▶ Entries
========================================

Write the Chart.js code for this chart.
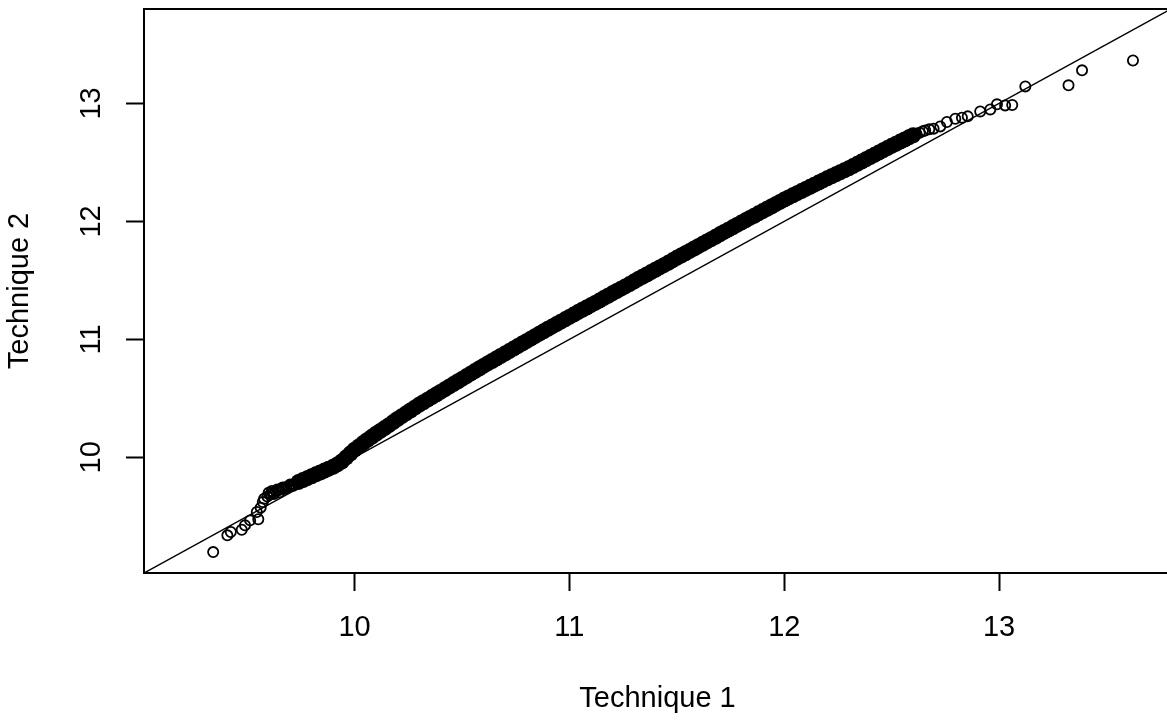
<!DOCTYPE html>
<html>
<head>
<meta charset="utf-8">
<script src="https://cdn.jsdelivr.net/npm/chart.js@4.4.1/dist/chart.umd.min.js"></script>
<style>
  html, body { margin: 0; padding: 0; background: #ffffff; overflow: hidden; }
  canvas { display: block; }
</style>
</head>
<body>
<canvas id="qq" width="1171" height="721"></canvas>
<script>
// Q-Q plot: sorted Technique 1 values against sorted Technique 2 values.

// Tick positions on both axes
const xTicks = [10, 11, 12, 13];
const yTicks = [10, 11, 12, 13];

// Shared axis limits (range of both samples, R-style 4% extension)
const axisLimits = [9.02, 13.80];

// Identity line y = x (end points, clipped to the plot box)
const identityX = [9.0, 14.0];
const identityY = [9.0, 14.0];

// Lower tail: quantile pairs that stand apart from each other
const lowTailX = [9.342, 9.408, 9.424, 9.475, 9.490, 9.514, 9.552, 9.545, 9.563, 9.573,
                  9.579, 9.594, 9.600, 9.610, 9.615, 9.622, 9.625, 9.634, 9.640, 9.646,
                  9.650, 9.658, 9.665, 9.670, 9.680, 9.682, 9.694, 9.700, 9.706, 9.715,
                  9.718, 9.730];
const lowTailY = [9.197, 9.339, 9.367, 9.387, 9.424, 9.466, 9.475, 9.537, 9.574, 9.621,
                  9.650, 9.669, 9.700, 9.690, 9.715, 9.703, 9.690, 9.714, 9.728, 9.722,
                  9.705, 9.731, 9.745, 9.740, 9.735, 9.748, 9.756, 9.770, 9.764, 9.760,
                  9.773, 9.782];

// Central quantiles, packed so tightly that the circles merge into one band
const coreX = [
  9.74, 9.76, 9.78, 9.80, 9.82, 9.84, 9.86, 9.88, 9.90, 9.92, 9.94, 9.96, 9.98,
  10.00, 10.02, 10.04, 10.06, 10.08, 10.10, 10.12, 10.14, 10.16, 10.18, 10.20,
  10.22, 10.24, 10.26, 10.28, 10.30, 10.32, 10.34, 10.36, 10.38, 10.40, 10.42,
  10.44, 10.46, 10.48, 10.50, 10.52, 10.54, 10.56, 10.58, 10.60, 10.62, 10.64,
  10.66, 10.68, 10.70, 10.72, 10.74, 10.76, 10.78, 10.80, 10.82, 10.84, 10.86,
  10.88, 10.90, 10.92, 10.94, 10.96, 10.98, 11.00, 11.02, 11.04, 11.06, 11.08,
  11.10, 11.12, 11.14, 11.16, 11.18, 11.20, 11.22, 11.24, 11.26, 11.28, 11.30,
  11.32, 11.34, 11.36, 11.38, 11.40, 11.42, 11.44, 11.46, 11.48, 11.50, 11.52,
  11.54, 11.56, 11.58, 11.60, 11.62, 11.64, 11.66, 11.68, 11.70, 11.72, 11.74,
  11.76, 11.78, 11.80, 11.82, 11.84, 11.86, 11.88, 11.90, 11.92, 11.94, 11.96,
  11.98, 12.00, 12.02, 12.04, 12.06, 12.08, 12.10, 12.12, 12.14, 12.16, 12.18,
  12.20, 12.22, 12.24, 12.26, 12.28, 12.30, 12.32, 12.34, 12.36, 12.38, 12.40,
  12.42, 12.44, 12.46, 12.48, 12.50, 12.52, 12.54, 12.56, 12.58, 12.60
];
const coreY = [
  9.792, 9.808, 9.824, 9.840, 9.856, 9.872, 9.888, 9.904, 9.920, 9.940, 9.965, 9.998, 10.032,
  10.065, 10.093, 10.121, 10.148, 10.174, 10.200, 10.224, 10.248, 10.273, 10.299, 10.325,
  10.349, 10.373, 10.397, 10.421, 10.445, 10.467, 10.489, 10.511, 10.533, 10.555, 10.577,
  10.599, 10.621, 10.643, 10.665, 10.687, 10.709, 10.731, 10.753, 10.775, 10.796, 10.817,
  10.838, 10.859, 10.880, 10.901, 10.922, 10.943, 10.964, 10.985, 11.006, 11.027, 11.048,
  11.069, 11.090, 11.110, 11.130, 11.150, 11.170, 11.190, 11.210, 11.231, 11.251, 11.270,
  11.290, 11.309, 11.329, 11.350, 11.370, 11.390, 11.410, 11.430, 11.449, 11.469, 11.490,
  11.511, 11.531, 11.550, 11.570, 11.590, 11.610, 11.629, 11.649, 11.670, 11.691, 11.711,
  11.730, 11.750, 11.770, 11.790, 11.810, 11.830, 11.849, 11.869, 11.890, 11.911, 11.930,
  11.950, 11.970, 11.990, 12.009, 12.029, 12.048, 12.068, 12.087, 12.107, 12.126, 12.146,
  12.165, 12.185, 12.203, 12.221, 12.239, 12.257, 12.275, 12.293, 12.311, 12.329, 12.347,
  12.365, 12.382, 12.399, 12.416, 12.433, 12.450, 12.469, 12.488, 12.507, 12.526, 12.545,
  12.564, 12.583, 12.602, 12.621, 12.640, 12.658, 12.676, 12.694, 12.712, 12.730
];

// Upper tail: quantile pairs that stand apart from each other
const highTailX = [12.615, 12.630, 12.645, 12.656, 12.675, 12.695, 12.726, 12.757, 12.796, 12.827,
                   12.854, 12.912, 12.959, 12.990, 13.028, 13.061, 13.122, 13.323, 13.386, 13.623];
const highTailY = [12.742, 12.752, 12.763, 12.771, 12.780, 12.786, 12.805, 12.842, 12.870, 12.879,
                   12.890, 12.932, 12.949, 12.992, 12.983, 12.987, 13.144, 13.153, 13.280, 13.364];

const FONT = '"Liberation Sans", Arial, sans-serif';
const INK = '#000000';

const pairs = (xs, ys) => xs.map((x, i) => ({ x: x, y: ys[i] }));

// Plot frame (R box) around the plotting region
const framePlugin = {
  id: 'frame',
  afterDatasetsDraw(chart) {
    const { ctx, chartArea: a } = chart;
    ctx.save();
    ctx.strokeStyle = INK;
    ctx.lineWidth = 2;
    ctx.strokeRect(a.left, a.top, a.right - a.left, a.bottom - a.top);
    ctx.restore();
  }
};

// Y tick labels written parallel to the axis, reading upward
const yLabelPlugin = {
  id: 'yLabels',
  afterDraw(chart) {
    const { ctx } = chart;
    const ys = chart.scales.y;
    ctx.save();
    ctx.fillStyle = INK;
    ctx.font = '29px ' + FONT;
    ctx.textAlign = 'center';
    ctx.textBaseline = 'middle';
    yTicks.forEach(v => {
      ctx.save();
      ctx.translate(91.5, ys.getPixelForValue(v));
      ctx.rotate(-Math.PI / 2);
      ctx.fillText(String(v), 0, 0);
      ctx.restore();
    });
    ctx.restore();
  }
};

const openCircle = {
  pointStyle: 'circle',
  pointRadius: 5.1,
  pointBorderWidth: 1.8,
  pointBorderColor: INK,
  pointBackgroundColor: 'rgba(0,0,0,0)',
  showLine: false
};

new Chart(document.getElementById('qq'), {
  type: 'scatter',
  data: {
    datasets: [
      {
        type: 'line',
        label: 'y = x',
        data: pairs(identityX, identityY),
        borderColor: INK,
        borderWidth: 1.5,
        pointRadius: 0,
        fill: false,
        tension: 0
      },
      Object.assign({ label: 'lower tail', data: pairs(lowTailX, lowTailY) }, openCircle),
      {
        label: 'centre',
        data: pairs(coreX, coreY),
        pointStyle: 'circle',
        pointRadius: 8,
        pointBorderWidth: 0,
        pointBackgroundColor: INK,
        showLine: false
      },
      Object.assign({ label: 'upper tail', data: pairs(highTailX, highTailY) }, openCircle)
    ]
  },
  options: {
    responsive: false,
    animation: false,
    devicePixelRatio: 1,
    layout: { autoPadding: false, padding: { top: 9, right: 0, bottom: 0, left: 0 } },
    plugins: {
      legend: { display: false },
      tooltip: { enabled: false }
    },
    scales: {
      x: {
        type: 'linear',
        min: axisLimits[0],
        max: axisLimits[1],
        afterBuildTicks: s => { s.ticks = xTicks.map(v => ({ value: v })); },
        afterFit: s => {
          s.height = 148;
          s.paddingLeft = 0;
          s.paddingRight = 0;
        },
        grid: {
          display: true,
          drawOnChartArea: false,
          drawTicks: true,
          tickLength: 18,
          tickWidth: 2,
          tickColor: INK
        },
        border: { display: true, color: INK, width: 2 },
        ticks: {
          color: INK,
          font: { family: FONT, size: 29 },
          padding: 20,
          maxRotation: 0,
          autoSkip: false
        },
        title: {
          display: true,
          text: 'Technique 1',
          color: INK,
          font: { family: FONT, size: 29 },
          padding: { top: 0, bottom: 4.5 }
        }
      },
      y: {
        type: 'linear',
        min: axisLimits[0],
        max: axisLimits[1],
        afterBuildTicks: s => { s.ticks = yTicks.map(v => ({ value: v })); },
        afterFit: s => {
          s.width = 144;
          s.paddingTop = 0;
          s.paddingBottom = 0;
        },
        grid: {
          display: true,
          drawOnChartArea: false,
          drawTicks: true,
          tickLength: 18,
          tickWidth: 2,
          tickColor: INK
        },
        border: { display: true, color: INK, width: 2 },
        ticks: { display: false },
        title: {
          display: true,
          text: 'Technique 2',
          color: INK,
          font: { family: FONT, size: 29 },
          padding: { top: 3, bottom: 0 }
        }
      }
    }
  },
  plugins: [framePlugin, yLabelPlugin]
});
</script>
</body>
</html>
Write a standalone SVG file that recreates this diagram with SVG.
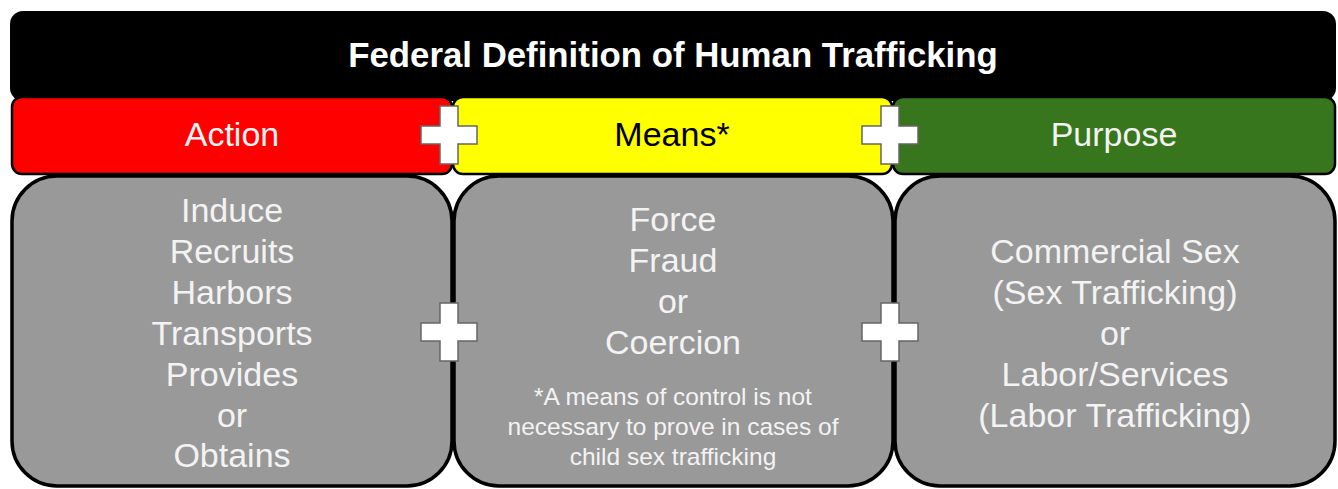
<svg xmlns="http://www.w3.org/2000/svg" width="1338" height="489" viewBox="0 0 1338 489">
<style>
.hdr{stroke:#000;stroke-width:2.5}
.box{fill:#999999;stroke:#000;stroke-width:3.5}
.t{font-family:"Liberation Sans",Arial,sans-serif;font-size:34px;text-anchor:middle;fill:#f3f3f3}
.n{font-family:"Liberation Sans",Arial,sans-serif;font-size:24.5px;text-anchor:middle;fill:#f3f3f3}
.plus{fill:#ffffff;stroke:#666666;stroke-width:1.5}
</style>
<defs>
<path id="plus" d="M-9,-29 H9 V-9 H28 V9 H9 V29 H-9 V9 H-28 V-9 H-9 Z"/>
</defs>
<rect width="1338" height="489" fill="#ffffff"/>
<g id="title">
<rect x="10" y="11" width="1326" height="90" rx="13" fill="#000"/>
<text x="673" y="67" class="t" style="font-weight:bold;font-size:34.8px;fill:#ffffff">Federal Definition of Human Trafficking</text>
</g>
<g id="action-header">
<rect x="12" y="97" width="440" height="77" rx="10" class="hdr" fill="#ff0000"/>
<text x="232" y="146" class="t" fill="#ffffff">Action</text>
</g>
<g id="means-header">
<rect x="453" y="97" width="439" height="77" rx="10" class="hdr" fill="#ffff00"/>
<text x="672" y="146" class="t" style="fill:#000">Means*</text>
</g>
<g id="purpose-header">
<rect x="893" y="97" width="442" height="77" rx="10" class="hdr" fill="#38761d"/>
<text x="1114" y="146" class="t">Purpose</text>
</g>
<g id="action-box">
<rect x="12" y="176" width="440" height="310" rx="45" class="box"/>
<text class="t"><tspan x="232" y="222">Induce</tspan><tspan x="232" y="263">Recruits</tspan><tspan x="232" y="304">Harbors</tspan><tspan x="232" y="345">Transports</tspan><tspan x="232" y="386">Provides</tspan><tspan x="232" y="427">or</tspan><tspan x="232" y="467">Obtains</tspan></text>
</g>
<g id="means-box">
<rect x="454" y="176" width="439" height="310" rx="45" class="box"/>
<text class="t"><tspan x="673" y="231">Force</tspan><tspan x="673" y="272">Fraud</tspan><tspan x="673" y="313">or</tspan><tspan x="673" y="354">Coercion</tspan></text>
<text class="n"><tspan x="673" y="405">*A means of control is not</tspan><tspan x="673" y="435">necessary to prove in cases of</tspan><tspan x="673" y="465">child sex trafficking</tspan></text>
</g>
<g id="purpose-box">
<rect x="895" y="176" width="440" height="310" rx="45" class="box"/>
<text class="t"><tspan x="1115" y="263">Commercial Sex</tspan><tspan x="1115" y="304">(Sex Trafficking)</tspan><tspan x="1115" y="345">or</tspan><tspan x="1115" y="386">Labor/Services</tspan><tspan x="1115" y="427">(Labor Trafficking)</tspan></text>
</g>
<g id="connectors">
<use href="#plus" class="plus" x="449" y="135"/>
<use href="#plus" class="plus" x="890" y="135"/>
<use href="#plus" class="plus" x="449" y="332"/>
<use href="#plus" class="plus" x="890" y="332"/>
</g>
</svg>
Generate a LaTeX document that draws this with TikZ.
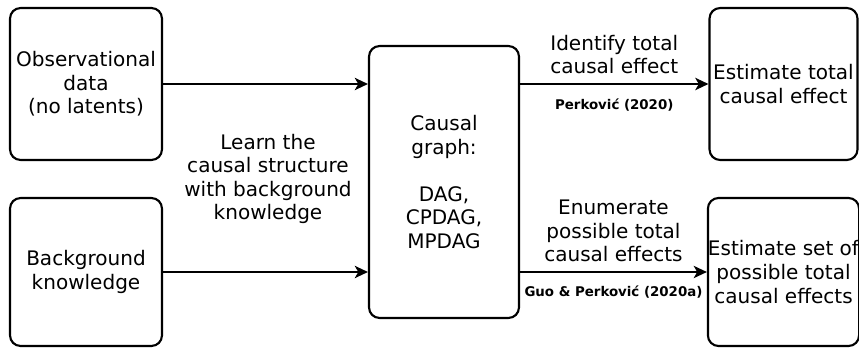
\documentclass[tikz,border=0pt]{standalone}
\usepackage{fontspec}
\setmainfont{DejaVu Sans}
\usepackage{tikz}
\usetikzlibrary{positioning,arrows.meta}

\begin{document}
\begin{tikzpicture}[x=0.02cm,y=-0.02cm,
    box/.style={draw,line width=1.2pt,rounded corners=6pt,align=center,inner sep=0pt},
    lbl/.style={align=center,inner sep=1pt},
    cite/.style={font=\fontsize{7.6}{9}\selectfont\bfseries,inner sep=1pt},
    flow/.style={-{Stealth[length=7.5pt,width=7pt,inset=2pt]},line width=1.2pt},
    every node/.style={font=\fontsize{11.4}{13.4}\selectfont}]
  \useasboundingbox (0,0) rectangle (859,348);
  \node[box,minimum width=3.04cm,minimum height=3.04cm](obs) at (86,84){Observational\\data\\(no latents)};
  \node[box,minimum width=3.04cm,minimum height=2.96cm](bk) at (86,272){Background\\knowledge};
  \node[box,minimum width=3.0cm,minimum height=5.44cm](graph) at (444,182){Causal\\graph:\\[13.4pt]DAG,\\CPDAG,\\MPDAG};
  \node[box,minimum width=2.96cm,minimum height=3.04cm](tot) at (783.5,84){Estimate total\\causal effect};
  \node[box,minimum width=2.96cm,minimum height=2.96cm](set) at (783.5,272){Estimate set of\\possible total\\causal effects};
  \node[lbl](learn) at (268,179){Learn the\\causal structure\\with background\\knowledge};

  \draw[flow] (obs.east) -- (obs.east -| graph.west);
  \draw[flow] (bk.east) -- (bk.east -| graph.west);
  \draw[flow] (graph.east |- tot.west) -- node[lbl,above=4pt]{Identify total\\causal effect}
    node[cite,below=7pt]{Perković (2020)} (tot.west);
  \draw[flow] (graph.east |- set.west) -- node[lbl,above=4pt]{Enumerate\\possible total\\causal effects}
    node[cite,below=6pt]{Guo \& Perković (2020a)} (set.west);
\end{tikzpicture}
\end{document}
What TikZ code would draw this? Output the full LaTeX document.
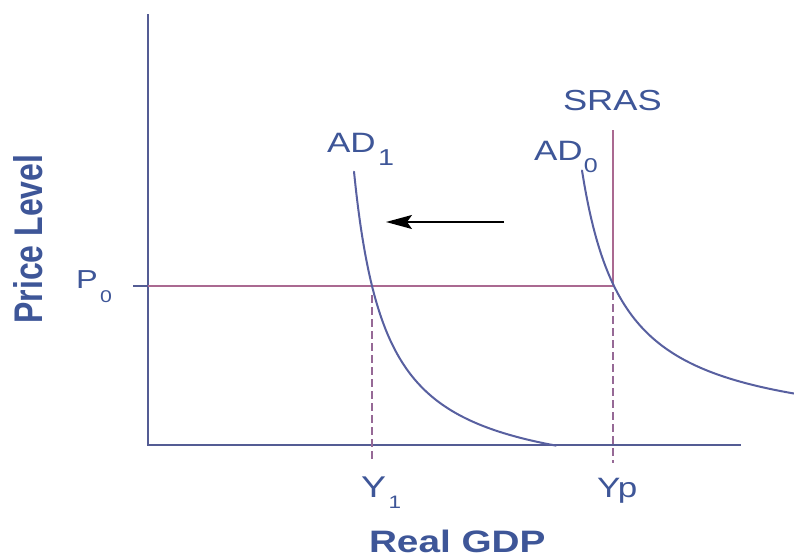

========================================

▶ Written exercise
Take the lines from the start of the material to the line with "const axisLimits = [9.02, 13.80];", both included, and transcribe them exactly without the pictures.

▶ Result of this exercise
Write the Chart.js code for this chart.
<!DOCTYPE html>
<html>
<head>
<meta charset="utf-8">
<script src="https://cdn.jsdelivr.net/npm/chart.js@4.4.1/dist/chart.umd.min.js"></script>
<style>
  html, body { margin: 0; padding: 0; background: #ffffff; overflow: hidden; }
  canvas { display: block; }
</style>
</head>
<body>
<canvas id="qq" width="1171" height="721"></canvas>
<script>
// Q-Q plot: sorted Technique 1 values against sorted Technique 2 values.

// Tick positions on both axes
const xTicks = [10, 11, 12, 13];
const yTicks = [10, 11, 12, 13];

// Shared axis limits (range of both samples, R-style 4% extension)
const axisLimits = [9.02, 13.80];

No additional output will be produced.